A Sexgender Mistake on “Protection”
All candidates who win elections, whether male or female, must convince voters that they are strong, resilient, and will protect families economically, communally, at the border, in war, and in peace. Another example of how Trump understood this at a micro-level (and Harris did not) shows up in sexgender issues regarding gender nonbinary and trans.
Trump was adamant about protecting girls/women from being hurt in competition with biological males in sports. The vast majority of Americans are with him on this—even a huge swath of gay and trans voters agree on this point. Similarly, eight years ago, Trump pushed hard on protecting girls/women’s bathrooms from having biological males in them. Trump’s sense of protectiveness spoke well to the majority of Americans as Trump emphasized empathy, strength, and protection of vulnerable girls and women.
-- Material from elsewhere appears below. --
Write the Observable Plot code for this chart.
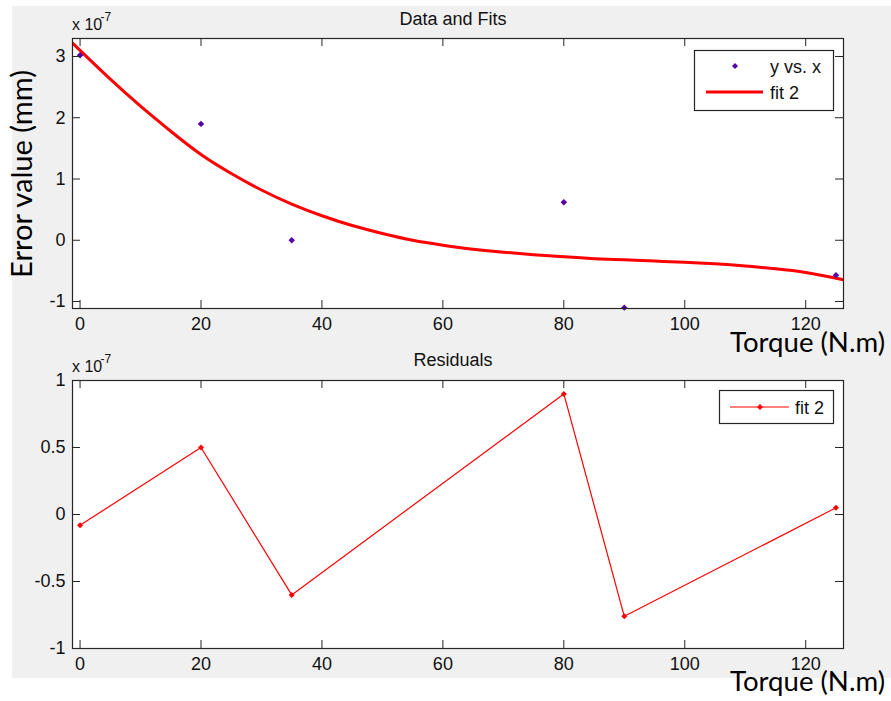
<!DOCTYPE html>
<html><head><meta charset="utf-8">
<script src="https://cdn.jsdelivr.net/npm/d3@7"></script>
<script src="https://cdn.jsdelivr.net/npm/@observablehq/plot@0.6"></script>
<style>
html,body{margin:0;padding:0;background:#fff;}
#wrap{position:relative;width:891px;height:701px;overflow:hidden;font-family:"Liberation Sans",Arial,sans-serif;}
#bg{position:absolute;left:12px;top:6px;width:879px;height:672px;background:#f0f0f0;}
.abs{position:absolute;left:0;}
#ov{position:absolute;left:0;top:0;pointer-events:none;}
</style></head><body>
<div id="wrap">
  <div id="bg"></div>
  <div id="top" class="abs" style="top:0px"></div>
  <div id="bot" class="abs" style="top:340px"></div>
  <svg id="ov" width="891" height="701" xmlns="http://www.w3.org/2000/svg"></svg>
</div>
<script>
// ---- data (values in units of 1e-7 mm) ----
const torque = [0, 20, 35, 80, 90, 125];
const errorValue = [3.02, 1.90, 0.00, 0.62, -1.10, -0.57];
const residuals = [-0.08, 0.50, -0.60, 0.90, -0.76, 0.05];
const fitTorque = [-1.25, 0, 5, 10, 15, 20, 25, 30, 35, 40, 45, 50, 55, 60, 65, 70, 75, 80, 85, 90, 95, 100, 105, 110, 115, 120, 125, 126.25];
const fitValue  = [3.22, 3.10, 2.63, 2.19, 1.78, 1.40, 1.09, 0.82, 0.59, 0.40, 0.24, 0.11, 0.00, -0.08, -0.145, -0.195, -0.235, -0.27, -0.30, -0.32, -0.34, -0.36, -0.385, -0.42, -0.465, -0.525, -0.62, -0.645];
const xTicks = [0, 20, 40, 60, 80, 100, 120];
const yTicksTop = [-1, 0, 1, 2, 3];
const yTicksBot = [-1, -0.5, 0, 0.5, 1];
const xDomain = [-1.25, 126.25];
const yDomainTop = [-1.114, 3.294];
const yDomainBot = [-1, 1];

const dataPts = torque.map((x, i) => ({x, y: errorValue[i]}));
const fitPts = fitTorque.map((x, i) => ({x, y: fitValue[i]}));
const resPts = torque.map((x, i) => ({x, y: residuals[i]}));

const FONT = "Liberation Sans, Arial, sans-serif";
const AX = "#262626";
const W = 891, ML = 72, MR = 48, MB = 32, TL = 8;

function makeAxes({height, marginTop, yDomain, yTicks, marks}) {
  const ph = height - marginTop - MB;
  const pw = W - ML - MR;
  return Plot.plot({
    width: W, height, marginLeft: ML, marginRight: MR, marginTop, marginBottom: MB,
    style: {background: "transparent", fontFamily: FONT, fontSize: "18px", color: "#111"},
    x: {domain: xDomain},
    y: {domain: yDomain},
    marks: [
      Plot.frame({fill: "white", stroke: null}),
      ...marks,
      Plot.ruleX(xTicks, {x: d => d, insetTop: ph - TL, stroke: AX}),
      Plot.ruleX(xTicks, {x: d => d, insetBottom: ph - TL, stroke: AX}),
      Plot.ruleY(yTicks, {y: d => d, insetRight: pw - TL, stroke: AX}),
      Plot.ruleY(yTicks, {y: d => d, insetLeft: pw - TL, stroke: AX}),
      Plot.frame({stroke: AX, strokeWidth: 1.2}),
      Plot.axisX({ticks: xTicks, tickSize: 0, tickPadding: 9, label: null, fontSize: 18, tickFormat: d => String(d)}),
      Plot.axisY({ticks: yTicks, tickSize: 0, tickPadding: 7, label: null, fontSize: 18, tickFormat: d => String(d)})
    ]
  });
}

document.getElementById("top").append(makeAxes({
  height: 340, marginTop: 38, yDomain: yDomainTop, yTicks: yTicksTop,
  marks: [
    Plot.line(fitPts, {x: "x", y: "y", stroke: "#ff0000", strokeWidth: 3, curve: "natural", clip: true}),
    Plot.dot(dataPts, {x: "x", y: "y", symbol: "diamond2", r: 2.9, fill: "#5500aa", stroke: null})
  ]
}));

document.getElementById("bot").append(makeAxes({
  height: 340, marginTop: 40, yDomain: yDomainBot, yTicks: yTicksBot,
  marks: [
    Plot.line(resPts, {x: "x", y: "y", stroke: "#ff0000", strokeWidth: 1.2}),
    Plot.dot(resPts, {x: "x", y: "y", symbol: "diamond2", r: 2.7, fill: "#ff0000", stroke: null})
  ]
}));

// ---- annotations / legends ----
const ov = d3.select("#ov");
function txt(x, y, s, opts = {}) {
  const t = ov.append("text").attr("x", x).attr("y", y).text(s)
    .attr("font-family", opts.family || FONT)
    .attr("font-size", opts.size || 18)
    .attr("fill", opts.fill || "#111")
    .attr("text-anchor", opts.anchor || "start");
  if (opts.len) t.attr("textLength", opts.len).attr("lengthAdjust", "spacingAndGlyphs");
  if (opts.transform) t.attr("transform", opts.transform);
  return t;
}
function diamond(cx, cy, r, fill) {
  ov.append("path").attr("d", `M${cx},${cy - r}L${cx + r},${cy}L${cx},${cy + r}L${cx - r},${cy}Z`).attr("fill", fill);
}

// exponent labels
txt(72, 30, "x 10", {size: 16}); txt(100.5, 21, "-7", {size: 12});
txt(72, 372, "x 10", {size: 16}); txt(100.5, 363, "-7", {size: 12});
// titles
txt(453, 25, "Data and Fits", {anchor: "middle"});
txt(453, 366, "Residuals", {anchor: "middle"});
// axis labels
txt(0, 0, "Error value (mm)", {family: "Lato, 'Open Sans', sans-serif", size: 28, anchor: "middle", len: 208, transform: "translate(31.5,174) rotate(-90)", fill: "#000"});
txt(730, 352, "Torque (N.m)", {family: "Lato, 'Open Sans', sans-serif", size: 27, len: 155, fill: "#000"});
txt(730, 691, "Torque (N.m)", {family: "Lato, 'Open Sans', sans-serif", size: 27, len: 155, fill: "#000"});

// legend 1
ov.append("rect").attr("x", 694.5).attr("y", 50.5).attr("width", 139).attr("height", 60).attr("fill", "white").attr("stroke", AX).attr("stroke-width", 1.2);
diamond(735, 66, 3, "#5500aa");
txt(770, 73, "y vs. x");
ov.append("line").attr("x1", 706).attr("x2", 763).attr("y1", 92).attr("y2", 92).attr("stroke", "#ff0000").attr("stroke-width", 3);
txt(770, 99, "fit 2");
// legend 2
ov.append("rect").attr("x", 719.5).attr("y", 390.5).attr("width", 114).attr("height", 33).attr("fill", "white").attr("stroke", AX).attr("stroke-width", 1.2);
ov.append("line").attr("x1", 730).attr("x2", 789).attr("y1", 407).attr("y2", 407).attr("stroke", "#ff0000").attr("stroke-width", 1.2);
diamond(760, 407, 3, "#ff0000");
txt(795, 414, "fit 2");
</script>
</body></html>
Harris said that she would protect LGBTQ rights specifically, which was a good use of the protection strategy, but she went too far in saying that she would follow the law to use taxpayer money for transition surgery in prisons (even though, as she said in her CNN interview, it is the law of the land). To the majority of Americans, this seemed to be a lack of protection of American assets, i.e. spending taxpayer hard earned money on something that is not be appropriately decided in a prison system. To the public it appeared that Harris was protective of some people around this gender fluidity issue, but she left other things—people’s money and other human lives—too unprotected for the majority electorate.
Changing Messaging Toward the Primal
If the next female presidential candidate and her campaign staff will look at all of this and go forward with a strong campaign that appeals to people’s primal drives, this candidate and staff will coach each day’s messaging with “remember, today, when you go out and speak, it’s about strength, resilience, and protection” just as much as the candidate and staff will say, “remember, it’s about the economy,” and more than, “the other guy is bad” or “men are bad” or “America is bad because it did not elect a woman.”
As a moderate and a gender expert, I hope all of us, candidates and citizens, will look at these things as we look into our crystal ball about the future. I hope we will support a qualified female president whether Democrat, Republican, or Independent because we need women at the top. But to get that goal reached, I believe we need to ask this female candidate to take human biology to heart and master our biological—natural—reality. We as citizens can ask her to focus on our human need for strength and protection.
Even though there are sexists and racists in the voting public, I believe she will win the majority of Americans in large part because she will win the moderates—that vast number of voters who vote for certain policies on Left or Right, but even more so, vote from within our primal needs and intentions. I am one of those voters ready to vote for her, glad to help her explore these things. I hope everyone around her will see beyond the bad in the other person to the good in the woman herself—the strength, empathy, resilience, and protectiveness that she no doubt feels already but, if she is to win, must make central to her leadership.